Description
The DataFrame.convert_dtypes
method returns the same dataframe (with potentially updated dtypes in certain columns), but because of the internal use of concat
, it doesn't necessarily preserve the class type of the dataframe for subclasses.
Noticed this in GeoPandas: geopandas/geopandas#1870
This stems from the fact that the dataframe is basically decomposed into columns (Series), and then those are combined again into a DataFrame with concat
. But at that point, you are concatting Series objects, and concat doesn't know anymore about the original dataframe class. Personally, I would say that the use of concat
here is an implementation detail, and that convert_dtypes
could easily preserve the original class of the calling dataframe.

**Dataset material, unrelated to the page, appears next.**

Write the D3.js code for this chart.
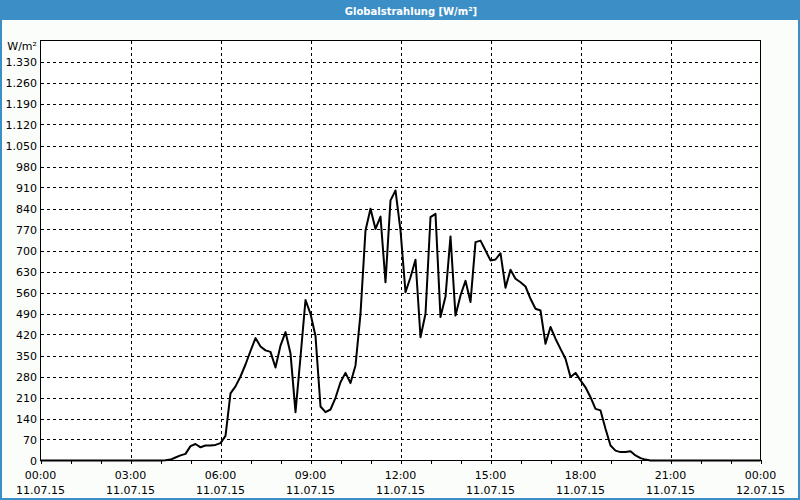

Small reproducer without geopandas:
class SubclassedDataFrame(DataFrame):
@property
def _constructor(self):
return SubclassedDataFrame
In [51]: df = SubclassedDataFrame({'a': [1, 2, 3]})
In [52]: type(df)
Out[52]: __main__.SubclassedDataFrame
In [53]: type(df.convert_dtypes())
Out[53]: pandas.core.frame.DataFrame
Note I am not using pd._testing.SubclassedDataFrame
since for this subclass, each column is also a SubclassesSeries, and then concat
will actually preserve the subclass.